29.3.95, rv. 202295).
Le doglianze relative alla aggravante del nesso teleologico sono inammissibili in quanto i due delitti sono palesemente finalizzati a procurarsi l’impunità dai reati in ordine ai quali era colpito da provvedimento di carcerazione.
Il ricorso relativo alle attenuanti ed alla entità della sanzione è manifestamente infondato in quanto il giudizio sulla quantificazione della pena e sulle circostanze attenuanti generiche deve ritenersi esaurientemente compiuto con il porre in risalto anche una sola delle circostanze suscettibili di valutazione.
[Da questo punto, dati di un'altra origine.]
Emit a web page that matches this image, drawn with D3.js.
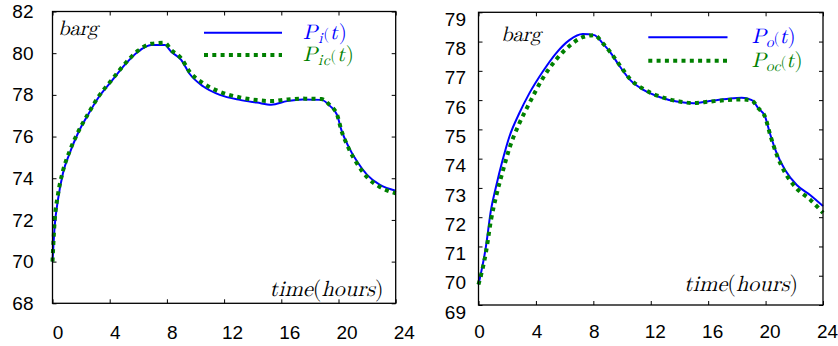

Nel caso specifico la motivazione è stata esposta con riguardo ai numerosi precedenti penali ed all’assenza di resipiscenza, non essendo il giudice comunque tenuto a considerare in maniera analitica i singoli elementi di cui all’art. 133 cod. pen., esponendo per ciascuno di questi le rispettive ragioni che lo hanno indotto a formulare il proprio conclusivo giudizio (Cass. 2^ 2.9.00 n. 9387, ud. 15.6.00, rv.
216924).
L’impugnazione è pertanto inammissibile a norma dell’art. 606 cod. proc. pen., comma 3; alla relativa declaratoria consegue, per il disposto dell’art. 616 cod. proc. pen., la condanna del ricorrente al pagamento delle spese processuali, nonchè al versamento in favore della Cassa delle Ammende di una somma che, ritenuti e valutati i profili di colpa emergenti dal ricorso, si determina equitativamente in Euro 1.000,00.
P.Q.M.
Dichiara inammissibile il ricorso e condanna il ricorrente al pagamento delle spese processuali e della somma di Euro 1.000,00 in favore della Cassa delle Ammende.